Greatest hits album by Paul Revere & the Raiders
- Released: May 1967
- Genre: Pop rock; rock; garage rock;
- Length: 29:19
- Label: Columbia
- Producer: Terry Melcher

Paul Revere & the Raiders chronology
| The Spirit of '67 (1966) | Greatest Hits (1967) | Revolution! (1967) |

= Greatest Hits (Paul Revere & the Raiders album) =

Greatest Hits is a greatest hits album by the American rock band Paul Revere & the Raiders, released in May 1967 by Columbia Records. It contains a lot of the band's charting singles up until that point, which include "Hungry", "Kicks" and ""Good Thing".
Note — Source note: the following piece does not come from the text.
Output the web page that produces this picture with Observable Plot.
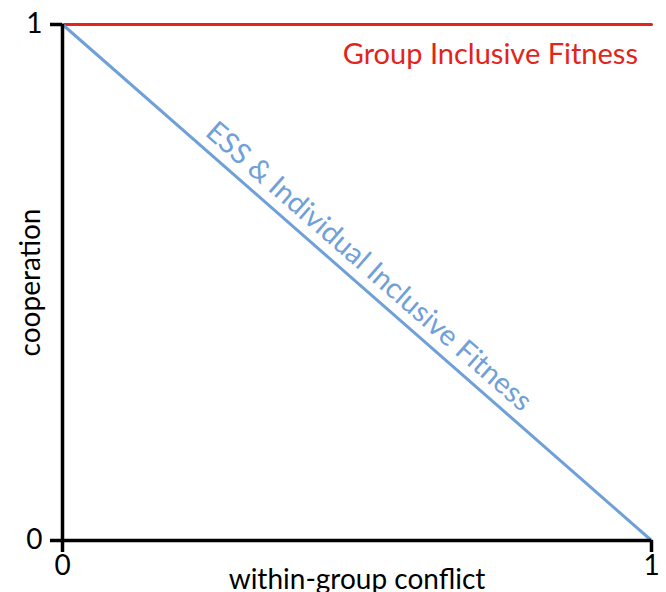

== Release and reception ==

The writers of Cashbox note that "The hitbound sound of the group is in evidence everywhere on the LP, and the offering should soon make its presence felt on the charts." Record World states that the band "have cut some pretty sizzling tunes in their years together and the best of them are here." In an AllMusic review, William Ruhlmann writes that "the album traced the band from its beginnings as a Northwest club band to its reign as an L.A. pop/rock success." The album was reissued in 1987 on its original release label Columbia Records, and again in 2000, with the 2000 release having four extra tracks than the original release..

Professional ratings
Review scores
| Source | Rating |
| AllMusic | Star Half star |
| The Encyclopedia of Popular Music | Star |
| MusicHound Rock | Star Half star |

== Track listing ==

Side one
| No. | Title | Writer(s) | Original release | Length |
|---|---|---|---|---|
| 1. | "Louie, Louie" | Richard Berry | Here They Come! (1965) | 2:47 |
| 2. | "Louie, Go Home" | Paul Revere; Mark Lindsay; | Non-album single (1964) | 2:39 |
| 3. | "Steppin' Out" | Revere; Lindsay; | Just Like Us! (1966) | 2:12 |
| 4. | "Just Like Me" | Rick Dey; Rich Brown; | Just Like Us | 2:33 |
| 5. | "Melody For An Unknown Girl" | Revere; Lindsay; | Midnight Ride (1966) | 2:04 |
| 6. | "Kicks" | Cynthia Weil; Barry Mann; | Midnight Ride | 2:26 |

Side two
| No. | Title | Writer(s) | Original release | Length |
|---|---|---|---|---|
| 1. | "Hungry" | Weil; Mann; | The Spirit of '67 (1966) | 2:57 |
| 2. | "The Great Airplane Strike" | Revere; Terry Melcher; Lindsay; | The Spirit of '67 | 2:53 |
| 3. | "Good Thing" | Lindsay; Melcher; | The Spirit of '67 | 3:01 |
| 4. | "Ups and Downs" | Lindsay; Melcher; | New song | 2:51 |
| 5. | "Legend of Paul Revere" | Lindsay; Melcher; | New song | 3:06 |
| Total length: |  |  |  | 29:19 |

2000 CD reissue bonus tracks
| No. | Title | Writer(s) | Original release | Length |
|---|---|---|---|---|
| 1. | "Action" | Steve Venet; Tommy Boyce; | Just Like Us! | 1:28 |
| 2. | "(I'm Not Your) Steppin' Stone" | Boyce; Bobby Hart; | Midnight Ride | 2:46 |
| 3. | "Him or Me – What's It Gonna Be?" | Lindsay; Melcher; | Revolution! (1967) | 2:51 |
| 4. | "Peace of Mind" | Lindsay; Melcher; | Goin' to Memphis (1968) | 2:26 |

== Charts ==

Chart performance for Greatest Hits
| Chart (1967) | Peak position |
|---|---|
| US Billboard Top LPs | 9 |

== Certifications and sales ==

| Region | Certification | Certified units/sales |
| United States (RIAA) | Gold | 500,000^{^} |
^{^} Shipments figures based on certification alone.